**Goal**
Retype, please, the listing from its opening line through the line that contains "y_ticks = [-1, 0, 1]", both included, without the pictures.

**Supplied information**
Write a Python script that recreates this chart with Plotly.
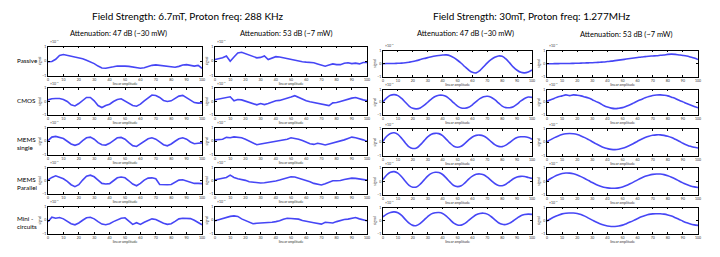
import plotly.graph_objects as go

# ---------------- data ----------------
x_vals = [0, 2.5, 5, 7.5, 10, 12.5, 15, 17.5, 20, 22.5, 25, 27.5, 30, 32.5, 35, 37.5, 40,
          42.5, 45, 47.5, 50, 52.5, 55, 57.5, 60, 62.5, 65, 67.5, 70, 72.5, 75, 77.5, 80,
          82.5, 85, 87.5, 90, 92.5, 95, 97.5, 100]

row_labels = ["Passive", "CMOS", "MEMS<br>single", "MEMS<br>Parallel", "Mini -<br>circuits"]
group_titles = ["Field Strength: 6.7mT, Proton freq: 288 KHz",
                "Field Strength: 30mT, Proton freq: 1.277MHz"]
col_titles = ["Attenuation: 47 dB (~30 mW)", "Attenuation: 53 dB (~7 mW)",
              "Attenuation: 47 dB (~30 mW)", "Attenuation: 53 dB (~7 mW)"]
x_ticks = [0, 10, 20, 30, 40, 50, 60, 70, 80, 90, 100]
y_ticks = [-1, 0, 1]

# 6.7 mT, 47 dB
passive_67_47 = [-0.05, -0.03, 0.12, 0.38, 0.45, 0.4, 0.33, 0.28, 0.22, 0.15, 0.05, -0.05, -0.18, -0.35,
                 -0.48, -0.5, -0.47, -0.4, -0.34, -0.33, -0.35, -0.37, -0.42, -0.47, -0.5, -0.47, -0.37,
                 -0.3, -0.27, -0.3, -0.33, -0.37, -0.42, -0.43, -0.37, -0.28, -0.25, -0.28, -0.35, -0.3, -0.5]
cmos_67_47 = [0.12, 0.2, 0.22, 0.22, 0.15, 0.0, -0.25, -0.33, -0.15, 0.05, 0.3, 0.3, 0.05, -0.3, -0.45,
              -0.3, -0.2, 0.0, 0.15, 0.2, 0.05, -0.15, -0.3, -0.35, -0.2, 0.05, 0.3, 0.48, 0.45, 0.3,
              0.08, 0.0, 0.05, 0.2, 0.4, 0.45, 0.3, 0.1, -0.08, -0.12, -0.1]
mems_s_67_47 = [0.05, 0.3, 0.35, 0.28, 0.2, 0.0, -0.2, -0.3, -0.2, 0.05, 0.25, 0.3, 0.15, -0.1, -0.25,
                -0.28, -0.15, 0.05, 0.25, 0.28, 0.15, -0.1, -0.32, -0.38, -0.2, 0.0, 0.18, 0.25, 0.15,
                -0.05, -0.25, -0.33, -0.2, 0.0, 0.18, 0.25, 0.15, -0.05, -0.18, -0.15, -0.12]
mems_p_67_47 = [0.05, 0.25, 0.37, 0.28, 0.15, -0.05, -0.3, -0.45, -0.3, 0.05, 0.35, 0.42, 0.3, 0.05, -0.2,
                -0.25, -0.22, 0.0, 0.22, 0.28, 0.22, 0.0, -0.25, -0.38, -0.2, 0.05, 0.2, 0.22, 0.15,
                -0.28, -0.3, -0.3, -0.28, -0.1, 0.05, 0.08, 0.0, -0.12, -0.2, -0.2, -0.22]
mini_67_47 = [-0.1, 0.22, 0.15, 0.2, 0.1, -0.05, -0.25, -0.33, -0.2, 0.0, 0.18, 0.22, 0.1, -0.1, -0.28,
              -0.33, -0.25, -0.1, 0.05, 0.15, 0.18, -0.08, -0.3, -0.18, -0.3, -0.15, 0.0, 0.1, 0.05,
              -0.1, -0.22, -0.3, -0.25, -0.08, 0.1, 0.15, 0.15, 0.12, 0.0, -0.15, -0.33]

# 6.7 mT, 53 dB
passive_67_53 = [0.1, 0.15, 0.22, 0.35, -0.02, 0.28, 0.55, 0.6, 0.5, 0.42, 0.35, 0.22, 0.25, 0.35, 0.1,
                 0.2, 0.3, 0.28, 0.22, 0.2, 0.12, 0.05, 0.0, -0.05, -0.08, -0.1, -0.12, -0.2, -0.28,
                 -0.36, -0.28, -0.2, -0.25, -0.25, -0.15, -0.12, -0.18, -0.15, -0.2, -0.1, -0.1]
cmos_67_53 = [0.13, 0.18, 0.22, 0.3, 0.35, 0.05, 0.15, 0.12, 0.02, -0.08, -0.18, -0.25, -0.15, -0.23,
              -0.15, -0.02, 0.05, 0.08, 0.15, 0.25, 0.33, 0.43, 0.3, 0.15, 0.05, -0.02, -0.08, -0.15,
              -0.2, -0.22, -0.3, -0.1, -0.08, 0.0, 0.1, 0.18, 0.25, 0.3, 0.18, 0.12, 0.06]
mems_s_67_53 = [0.1, 0.12, 0.15, 0.28, 0.25, 0.32, 0.3, 0.25, 0.15, 0.03, -0.1, -0.25, -0.2, -0.15,
                -0.12, -0.08, -0.05, 0.0, 0.05, 0.15, 0.25, 0.22, 0.15, 0.05, -0.08, -0.18, -0.23,
                -0.15, -0.2, -0.27, -0.2, -0.13, -0.05, 0.0, 0.1, 0.2, 0.3, 0.25, 0.2, 0.1, 0.0]
mems_p_67_53 = [0.07, 0.12, 0.18, 0.25, 0.42, 0.25, 0.15, 0.1, 0.03, -0.07, -0.1, -0.15, -0.17, -0.15,
                -0.12, -0.1, -0.02, 0.05, 0.15, 0.25, 0.3, 0.28, 0.2, 0.12, 0.02, -0.07, -0.2, -0.28,
                -0.32, -0.22, -0.08, 0.0, 0.0, 0.02, 0.1, 0.15, 0.2, 0.18, 0.12, 0.08, 0.05]
mini_67_53 = [-0.04, 0.05, 0.13, 0.2, 0.28, 0.32, 0.28, 0.1, 0.0, -0.1, -0.25, -0.22, -0.2, -0.22,
              -0.2, -0.15, -0.1, -0.04, 0.08, 0.15, 0.13, 0.12, 0.08, -0.02, -0.1, -0.13, -0.18,
              -0.25, -0.28, -0.15, -0.18, -0.2, -0.1, -0.02, 0.05, 0.08, 0.15, 0.2, 0.1, 0.04, -0.04]

# 30 mT, 47 dB
passive_30_47 = [-0.02, 0.0, 0.0, 0.0, 0.02, 0.03, 0.06, 0.1, 0.15, 0.22, 0.3, 0.38, 0.45, 0.52, 0.58,
                 0.62, 0.65, 0.66, 0.6, 0.45, 0.25, 0.02, -0.25, -0.5, -0.68, -0.72, -0.55, -0.25, 0.05,
                 0.3, 0.48, 0.58, 0.55, 0.35, 0.05, -0.28, -0.52, -0.68, -0.72, -0.65, -0.5]
cmos_30_47 = [0.05, 0.35, 0.55, 0.6, 0.52, 0.3, 0.0, -0.3, -0.48, -0.52, -0.45, -0.25, 0.0, 0.25, 0.45,
              0.55, 0.55, 0.45, 0.22, -0.05, -0.3, -0.45, -0.47, -0.4, -0.2, 0.05, 0.28, 0.43, 0.47,
              0.4, 0.2, -0.05, -0.3, -0.42, -0.43, -0.35, -0.15, 0.1, 0.3, 0.41, 0.38]
mems_s_30_47 = [0.08, 0.45, 0.66, 0.72, 0.6, 0.3, -0.05, -0.35, -0.47, -0.43, -0.2, 0.1, 0.4, 0.6, 0.67,
                0.65, 0.5, 0.22, -0.07, -0.3, -0.38, -0.3, -0.08, 0.18, 0.4, 0.52, 0.54, 0.48, 0.3,
                0.05, -0.18, -0.31, -0.33, -0.22, -0.02, 0.2, 0.35, 0.41, 0.41, 0.35, 0.23]
mems_p_30_47 = [0.14, 0.48, 0.68, 0.73, 0.62, 0.35, 0.02, -0.28, -0.42, -0.4, -0.2, 0.1, 0.4, 0.6, 0.68,
                0.66, 0.52, 0.25, -0.05, -0.3, -0.38, -0.32, -0.1, 0.18, 0.4, 0.53, 0.56, 0.5, 0.32,
                0.08, -0.15, -0.29, -0.31, -0.2, 0.0, 0.2, 0.33, 0.38, 0.37, 0.3, 0.23]
mini_30_47 = [0.3, 0.5, 0.63, 0.67, 0.6, 0.4, 0.1, -0.18, -0.35, -0.36, -0.2, 0.05, 0.32, 0.52, 0.6,
              0.62, 0.55, 0.35, 0.08, -0.18, -0.32, -0.33, -0.2, 0.02, 0.25, 0.45, 0.55, 0.57, 0.5,
              0.32, 0.08, -0.15, -0.27, -0.28, -0.18, 0.0, 0.2, 0.38, 0.47, 0.5, 0.48]

# 30 mT, 53 dB
passive_30_53 = [-0.02, -0.02, -0.01, -0.01, 0.0, 0.0, 0.0, 0.01, 0.02, 0.03, 0.04, 0.05, 0.06, 0.08,
                 0.1, 0.12, 0.15, 0.18, 0.22, 0.26, 0.3, 0.34, 0.38, 0.42, 0.46, 0.5, 0.53, 0.56, 0.58,
                 0.6, 0.63, 0.66, 0.7, 0.72, 0.7, 0.66, 0.62, 0.57, 0.5, 0.42, 0.3]
cmos_30_53 = [0.08, 0.2, 0.32, 0.43, 0.5, 0.58, 0.52, 0.58, 0.55, 0.5, 0.42, 0.33, 0.2, 0.05, -0.08,
              -0.25, -0.38, -0.46, -0.5, -0.47, -0.42, -0.32, -0.2, -0.05, 0.1, 0.22, 0.35, 0.45, 0.53,
              0.57, 0.58, 0.55, 0.5, 0.4, 0.3, 0.15, 0.03, -0.1, -0.22, -0.33, -0.43]
mems_s_30_53 = [0.04, 0.2, 0.35, 0.48, 0.58, 0.64, 0.66, 0.64, 0.58, 0.48, 0.35, 0.2, 0.04, -0.12,
                -0.27, -0.4, -0.48, -0.54, -0.56, -0.53, -0.46, -0.36, -0.23, -0.08, 0.08, 0.23, 0.36,
                0.46, 0.53, 0.56, 0.56, 0.52, 0.45, 0.35, 0.22, 0.08, -0.07, -0.2, -0.31, -0.38, -0.43]
mems_p_30_53 = [0.05, 0.22, 0.38, 0.5, 0.59, 0.63, 0.62, 0.57, 0.48, 0.36, 0.22, 0.07, -0.08, -0.22,
                -0.33, -0.42, -0.47, -0.5, -0.5, -0.47, -0.4, -0.3, -0.17, -0.03, 0.12, 0.26, 0.38,
                0.47, 0.53, 0.55, 0.55, 0.51, 0.43, 0.32, 0.19, 0.04, -0.1, -0.23, -0.33, -0.4, -0.45]
mini_30_53 = [-0.02, 0.15, 0.3, 0.42, 0.52, 0.57, 0.58, 0.58, 0.55, 0.47, 0.35, 0.2, 0.05, -0.1, -0.22,
              -0.32, -0.39, -0.43, -0.43, -0.4, -0.33, -0.22, -0.1, 0.03, 0.17, 0.3, 0.4, 0.48, 0.52,
              0.53, 0.53, 0.5, 0.44, 0.35, 0.23, 0.1, -0.03, -0.15, -0.25, -0.31, -0.35]

columns = [
    [passive_67_47, cmos_67_47, mems_s_67_47, mems_p_67_47, mini_67_47],
    [passive_67_53, cmos_67_53, mems_s_67_53, mems_p_67_53, mini_67_53],
    [passive_30_47, cmos_30_47, mems_s_30_47, mems_p_30_47, mini_30_47],
    [passive_30_53, cmos_30_53, mems_s_30_53, mems_p_30_53, mini_30_53],
]

# ---------------- layout geometry (pixels) ----------------
W, H = 720, 257
col_px = [(48, 202), (215, 367), (383, 532), (547, 698)]
rows_left = [(46.5, 75.5), (88, 115), (127.5, 155), (167.5, 194), (206.5, 234)]
rows_right = [(50.5, 76.5), (89.5, 115), (129, 155.5), (168, 195), (207.5, 234)]

LINE = "rgb(70,70,245)"
fig = go.Figure()
layout = dict(width=W, height=H, margin=dict(l=0, r=0, t=0, b=0, pad=0, autoexpand=False),
              paper_bgcolor="white", plot_bgcolor="white", showlegend=False,
              font=dict(family="Lato, Arial, sans-serif", color="black"))
annotations = []

n = 0
for c, series_list in enumerate(columns):
    rows = rows_left if c < 2 else rows_right
    for r, ys in enumerate(series_list):
        n += 1
        sfx = "" if n == 1 else str(n)
        fig.add_trace(go.Scatter(
            x=x_vals, y=ys, mode="lines", xaxis="x" + sfx, yaxis="y" + sfx,
            line=dict(color=LINE, width=1.6, shape="spline" if c >= 2 else "linear"),
            hoverinfo="skip"))
        x0, x1 = col_px[c]
        y0, y1 = rows[r]
        layout["xaxis" + sfx] = dict(
            domain=[x0 / W, x1 / W], anchor="y" + sfx, range=[0, 100], automargin=False,
            tickvals=x_ticks, ticks="inside", ticklen=2, tickwidth=0.6, tickcolor="black",
            showline=True, linecolor="black", linewidth=0.8, mirror="ticks",
            showgrid=False, zeroline=False,
            tickfont=dict(size=3.5, color="#333"),
            title=dict(text="linear amplitude", font=dict(size=3.5, color="#333"), standoff=1))
        layout["yaxis" + sfx] = dict(
            domain=[1 - y1 / H, 1 - y0 / H], anchor="x" + sfx, range=[-1, 1], automargin=False,
            tickvals=y_ticks, ticks="inside", ticklen=2, tickwidth=0.6, tickcolor="black",
            showline=True, linecolor="black", linewidth=0.8, mirror="ticks",
            showgrid=False, zeroline=False,
            tickfont=dict(size=3.5, color="#333"),
            title=dict(text="signal", font=dict(size=3.5, color="#333"), standoff=1))
        annotations.append(dict(
            text="×10⁻³", x=x0 / W, y=1 - (y0 - 0.5) / H, xref="paper", yref="paper",
            xanchor="left", yanchor="bottom", showarrow=False,
            font=dict(size=3.5, color="#333")))

# group titles
for txt, cx in zip(group_titles, [188, 532]):
    annotations.append(dict(text=txt, x=cx / W, y=1 - 16 / H, xref="paper", yref="paper",
                            xanchor="center", yanchor="middle", showarrow=False,
                            font=dict(size=10, color="black")))
# column titles
for txt, cx, cy in zip(col_titles, [118, 286, 465, 626], [34, 34, 33.5, 35]):
    annotations.append(dict(text=txt, x=cx / W, y=1 - cy / H, xref="paper", yref="paper",
                            xanchor="center", yanchor="middle", showarrow=False,
                            font=dict(size=7.5, color="black")))
# row labels
for txt, cy in zip(row_labels, [60, 101, 143.5, 183.5, 222]):
    annotations.append(dict(text=txt, x=15 / W, y=1 - cy / H, xref="paper", yref="paper",
                            xanchor="left", yanchor="middle", align="left", showarrow=False,
                            font=dict(size=6.3, color="black")))

layout["annotations"] = annotations
fig.update_layout(**layout)
fig.write_html("out.html", config={"displayModeBar": False},
               post_script="document.body.style.margin='0';document.body.style.overflow='hidden';")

**Complete answer**
Write a Python script that recreates this chart with Plotly.
import plotly.graph_objects as go

# ---------------- data ----------------
x_vals = [0, 2.5, 5, 7.5, 10, 12.5, 15, 17.5, 20, 22.5, 25, 27.5, 30, 32.5, 35, 37.5, 40,
          42.5, 45, 47.5, 50, 52.5, 55, 57.5, 60, 62.5, 65, 67.5, 70, 72.5, 75, 77.5, 80,
          82.5, 85, 87.5, 90, 92.5, 95, 97.5, 100]

row_labels = ["Passive", "CMOS", "MEMS<br>single", "MEMS<br>Parallel", "Mini -<br>circuits"]
group_titles = ["Field Strength: 6.7mT, Proton freq: 288 KHz",
                "Field Strength: 30mT, Proton freq: 1.277MHz"]
col_titles = ["Attenuation: 47 dB (~30 mW)", "Attenuation: 53 dB (~7 mW)",
              "Attenuation: 47 dB (~30 mW)", "Attenuation: 53 dB (~7 mW)"]
x_ticks = [0, 10, 20, 30, 40, 50, 60, 70, 80, 90, 100]
y_ticks = [-1, 0, 1]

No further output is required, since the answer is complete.